# Flutter noise/Deep noise while idle



## Barry Allen (Apr 18, 2018)

Turbo flutter. The compressor wheel on the turbocharger "chops" at the air as it spins, and you sometimes get a little bit of fluttering noise that comes back out of the intake when it does this.


----------



## treppax17 (12 mo ago)

Barry Allen said:


> Turbo flutter. The compressor wheel on the turbocharger "chops" at the air as it spins, and you sometimes get a little bit of fluttering noise that comes back out of the intake when it does this.
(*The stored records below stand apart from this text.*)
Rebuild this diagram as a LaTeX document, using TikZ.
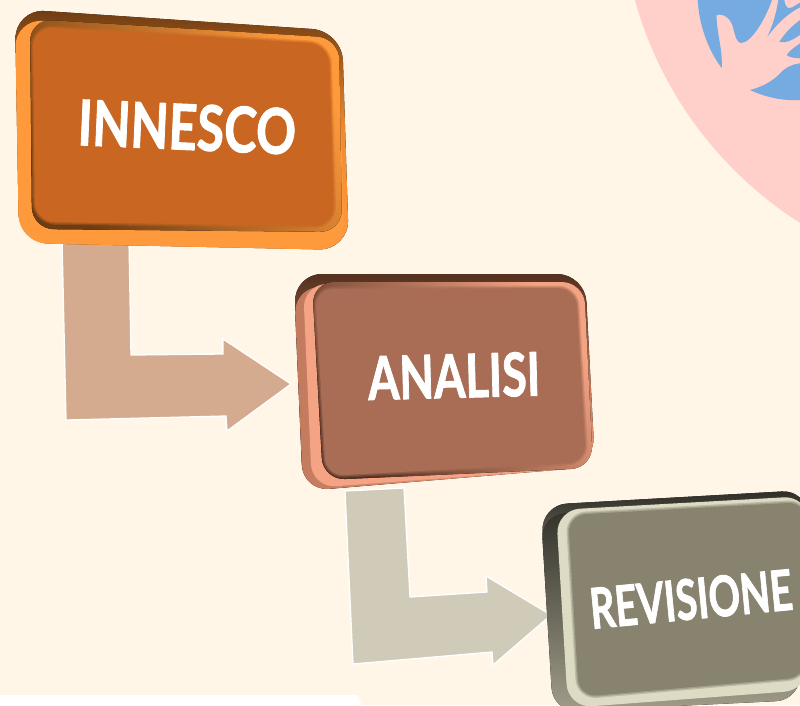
\documentclass[tikz,border=0pt]{standalone}
\usepackage{fontspec}
\setmainfont{Lato}[BoldFeatures={FakeBold=1.6}]
\definecolor{bgc}{HTML}{FFF6E8}
\definecolor{pinkc}{HTML}{FFD0CA}
\definecolor{bluec}{HTML}{76ABE1}
\definecolor{orA}{HTML}{C96722}\definecolor{orD}{HTML}{6E3C12}\definecolor{orL}{HTML}{FF9A3C}\definecolor{orM}{HTML}{F08A2E}
\definecolor{brA}{HTML}{A96C55}\definecolor{brD}{HTML}{54301F}\definecolor{brL}{HTML}{F4A484}\definecolor{brM}{HTML}{C27A5E}
\definecolor{grA}{HTML}{87836F}\definecolor{grD}{HTML}{2E2D26}\definecolor{grL}{HTML}{DEDBC4}\definecolor{grM}{HTML}{A09D8A}
\definecolor{arrA}{HTML}{D4AB8E}\definecolor{arrB}{HTML}{CFCBB8}
\tikzset{
  elbow/.style={line width=1.3pt,draw=white,line join=miter},
  boxlabel/.style={inner sep=0pt,text=white,font=\bfseries},
  rc/.style={rounded corners=#1},
  softface/.style 2 args={preaction={draw=#1,line width=5pt,opacity=.35},preaction={draw=#1,line width=2.5pt,opacity=.5},fill=#1,rounded corners=#2},
}
\begin{document}
\begin{tikzpicture}[x=1pt,y=-1pt]
\useasboundingbox (0,0) rectangle (800,705);
\fill[bgc] (0,0) rectangle (800,705);
\fill[white] (0,695) -- (357,695) -- (362,705) -- (0,705) -- cycle;
% badge
\fill[pinkc] (1007,-103) circle (386);
\fill[bluec] (697.7,0) .. controls (699,25) and (708,50) .. (721.7,68)
  .. controls (723,50) and (716,30) .. (716.7,15) .. controls (725,13) and (731,20) .. (733,27)
  .. controls (735,36) and (737,43) .. (741,43) .. controls (751,43) and (765,20) .. (772,0) -- cycle;
\fill[bluec] (767.3,36.7) .. controls (772,27) and (776,15) .. (778.3,0) -- (784.3,0)
  .. controls (785,5) and (787,9) .. (790,8) .. controls (794,7) and (797,4) .. (800,2.7) -- (800,7.3) .. controls (787,14) and (777,24) .. cycle;
\fill[bluec] (779.3,41.7) .. controls (785,33) and (792,26) .. (800,20) -- (800,35) .. controls (795,38) and (787,44) .. cycle;
\fill[bluec] (786.7,55) .. controls (790,50) and (795,47) .. (800,43.3) -- (800,58.3) .. controls (796,58) and (790,58) .. cycle;
\fill[bluec] (750,90) .. controls (762,87) and (773,81) .. (780,73.3) .. controls (786,67) and (793,64) .. (800,63.3) -- (800,100) .. controls (782,101) and (765,97) .. cycle;
% arrows
\draw[elbow,fill=arrA] (62,239) -- (129,240) -- (131,355) -- (223,354) -- (223,339) -- (291,384) -- (227,431) -- (226,416) -- (66,420) -- cycle;
\draw[elbow,fill=arrB] (345,491) -- (404,488) -- (410,597) -- (487,592) -- (486,576) -- (551,615) -- (493,665) -- (492,652) -- (353,664) -- cycle;
% INNESCO
\fill[top color=orD,bottom color=orL,middle color=orM,rc=30] (15,9) -- (342,31) -- (349,250) -- (19,243) -- cycle;
\fill[orL,rc=28] (15,19) -- (338,40) -- (345,250) -- (19,243) -- cycle;
\fill[left color=orD,right color=orL,shading angle=125,rc=22] (30,19) -- (339,38) -- (342,232) -- (32,229) -- cycle;
\path[softface={orA}{20}] (33,27) -- (329,44) -- (334,226) -- (35,222) -- cycle;
\node[boxlabel,rotate=-2.5] (innesco) at (187,127) {\resizebox{218pt}{46pt}{INNESCO}};
% ANALISI
\fill[top color=brD,bottom color=brL,middle color=brM,rc=28] (294,274) -- (585,274) -- (595,465) -- (303,491) -- cycle;
\fill[left color=brM,right color=brL,rc=26] (294,287) -- (580,284) -- (592,467) -- (303,491) -- cycle;
\fill[brL,rc=24] (303,284) -- (580,284) -- (590,467) -- (312,488) -- cycle;
\fill[left color=brD,right color=brL,shading angle=125,rc=22] (312,282) -- (584,282) -- (593,468) -- (323,480) -- cycle;
\path[softface={brA}{18}] (315,289) -- (576,288) -- (586,462) -- (326,476) -- cycle;
\node[boxlabel,rotate=1.5] (analisi) at (454,376) {\resizebox{172pt}{44pt}{ANALISI}};
% REVISIONE
\fill[top color=grD,bottom color=grL,middle color=grM,rc=26] (541,505) -- (808,490) -- (808,690) -- (553,705) -- cycle;
\fill[top color=grD,bottom color=grM,rc=24] (541,515) -- (800,500) -- (800,700) -- (553,712) -- cycle;
\fill[grL,rc=24] (556,510) -- (808,496) -- (808,690) -- (568,708) -- cycle;
\path[softface={grA}{18}] (568,515) -- (806,502) -- (806,677) -- (579,697) -- cycle;
\node[boxlabel,rotate=5.5] (revisione) at (691,599) {\resizebox{203pt}{41pt}{REVISIONE}};
\end{tikzpicture}
\end{document}
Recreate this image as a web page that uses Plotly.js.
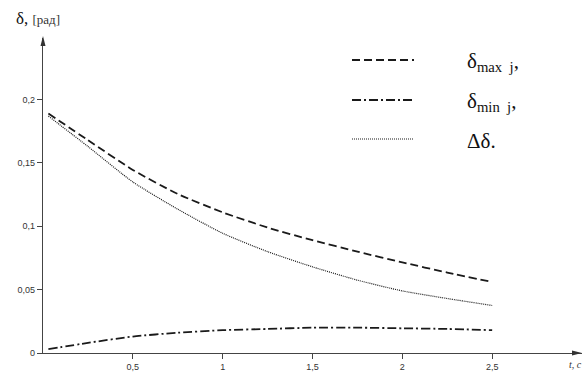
<!DOCTYPE html>
<html>
<head>
<meta charset="utf-8">
<script src="https://cdn.plot.ly/plotly-3.0.1.min.js"></script>
<style>html,body{margin:0;padding:0;background:#fff;}#chart{width:585px;height:372px;}</style>
</head>
<body>
<div id="chart"></div>
<script>
// Data
const tValues = [0.03, 0.25, 0.5, 0.75, 1.0, 1.25, 1.5, 1.75, 2.0, 2.25, 2.5];
const deltaMax = [0.189, 0.168, 0.1445, 0.1255, 0.111, 0.099, 0.089, 0.080, 0.0715, 0.0635, 0.056];
const deltaMin = [0.003, 0.008, 0.013, 0.016, 0.018, 0.019, 0.020, 0.020, 0.0195, 0.019, 0.018];
const deltaDiff = [0.187, 0.163, 0.135, 0.1135, 0.0945, 0.080, 0.068, 0.0575, 0.049, 0.043, 0.0375];
const seriesNames = ['δ<sub>max  j</sub>,', 'δ<sub>min  j</sub>,', 'Δδ.'];
const xTickVals = [0.5, 1, 1.5, 2, 2.5];
const xTickText = ['0,5', '1', '1,5', '2', '2,5'];
const yTickVals = [0, 0.05, 0.1, 0.15, 0.2];
const yTickText = ['0', '0,05', '0,1', '0,15', '0,2'];

const ink = '#1a1a1a';
const styles = [
  {dash: '8px,4px', width: 1.8},
  {dash: '9px,3px,2px,3px', width: 1.8},
  {dash: '1px,1px', width: 1.2}
];
const seriesData = [deltaMax, deltaMin, deltaDiff];

const traces = seriesData.map((ys, i) => ({
  x: tValues, y: ys, type: 'scatter', mode: 'lines',
  line: {color: ink, width: styles[i].width, dash: styles[i].dash, shape: 'spline', smoothing: 0.6},
  name: seriesNames[i], showlegend: false, hoverinfo: 'skip'
}));

// manual legend (samples in paper coords)
const W = 539, H = 315; // plot area size
const legendRows = [60, 100, 139]; // px from top of figure
const toPaperY = py => 1 - (py - 38) / H;
const toPaperX = px => (px - 43) / W;
const shapes = legendRows.map((py, i) => ({
  type: 'line', xref: 'paper', yref: 'paper',
  x0: toPaperX(352), x1: toPaperX(414), y0: toPaperY(py), y1: toPaperY(py),
  line: {color: ink, width: styles[i].width, dash: styles[i].dash}
}));
// axis arrowheads
shapes.push({
  type: 'path', xref: 'paper', yref: 'paper', xsizemode: 'pixel', ysizemode: 'pixel',
  xanchor: 0, yanchor: 1, path: 'M0,2 L-2.5,-8 L2.5,-8 Z',
  fillcolor: '#333', line: {width: 0}
});
shapes.push({
  type: 'path', xref: 'paper', yref: 'paper', xsizemode: 'pixel', ysizemode: 'pixel',
  xanchor: 1, yanchor: 0, path: 'M0,0 L-10,2.5 L-10,-2.5 Z',
  fillcolor: '#333', line: {width: 0}
});

const serif = "'Liberation Serif', 'Times New Roman', serif";
const annotations = legendRows.map((py, i) => ({
  xref: 'paper', yref: 'paper', x: toPaperX(465), y: toPaperY(py + 2),
  xanchor: 'left', yanchor: 'middle', showarrow: false,
  text: seriesNames[i], font: {family: serif, size: 21, color: '#111'}
}));

// axis labels
annotations.push({
  xref: 'paper', yref: 'paper', x: toPaperX(14), y: toPaperY(18),
  xanchor: 'left', yanchor: 'middle', showarrow: false,
  text: 'δ, <span style="font-size:13px;fill:#333">[рад]</span>',
  font: {family: serif, size: 17, color: '#111'}
});
annotations.push({
  xref: 'paper', yref: 'paper', x: toPaperX(584), y: toPaperY(364),
  xanchor: 'right', yanchor: 'middle', showarrow: false,
  text: '<i>t, c</i>', font: {family: serif, size: 10, color: '#333'}
});

const axisCommon = {
  showline: true, linecolor: '#444', linewidth: 1.2,
  showgrid: false, zeroline: false,
  ticks: 'outside', ticklen: 5, tickcolor: '#444', tickwidth: 1,
  tickfont: {family: "'Liberation Sans', Arial, sans-serif", size: 9, color: '#333'},
  fixedrange: true
};

const layout = {
  width: 585, height: 372,
  margin: {l: 43, r: 3, t: 38, b: 19},
  paper_bgcolor: '#fff', plot_bgcolor: '#fff',
  xaxis: Object.assign({}, axisCommon, {range: [0, 3.0], tickmode: 'array', tickvals: xTickVals, ticktext: xTickText}),
  yaxis: Object.assign({}, axisCommon, {range: [0, 0.2486], tickmode: 'array', tickvals: yTickVals, ticktext: yTickText}),
  shapes: shapes,
  annotations: annotations,
  showlegend: false
};

Plotly.newPlot('chart', traces, layout, {staticPlot: true, displayModeBar: false});
</script>
</body>
</html>
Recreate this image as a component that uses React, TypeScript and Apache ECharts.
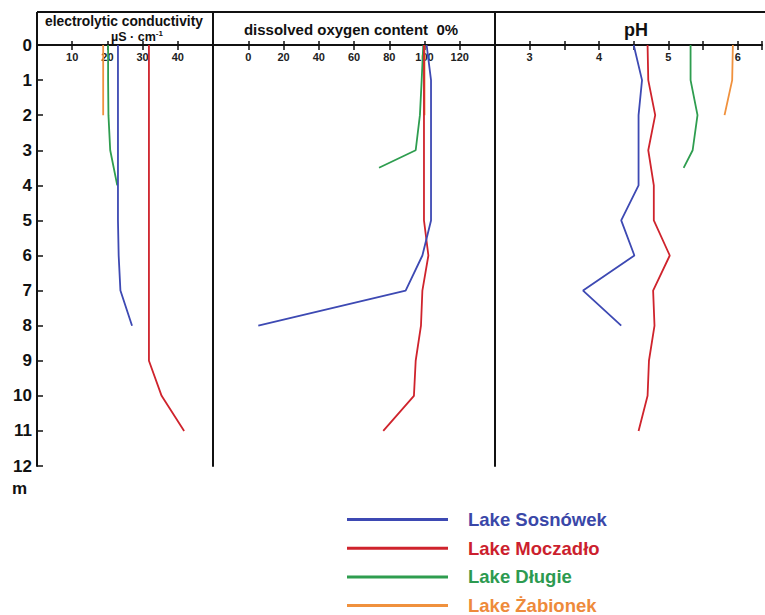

Thanks. I’ve had it 70k miles and have never heard that squeaking like fluttery noise before


----------



## Dave's World (Feb 4, 2021)

treppax17 said:


> My 18 Cruze has been making a few odd noises recently.
> First, while accelerating especially on an incline, there is a higher pitch fluttering noise going on. Hard to explain but only while accelerating
> Second, while my car is idling there is a deep throaty noise going on and I can’t explain that one very well.
> Just wondering if anyone can help with what could be possible issues.


It's the PVC system. I know what you are talking about. It even causes a drone at idle. It comes and goes. Plug the PVC system just for a test drive and see if the noises disappear. You may even have two separate things happening so Diagnose one thing at a time.


----------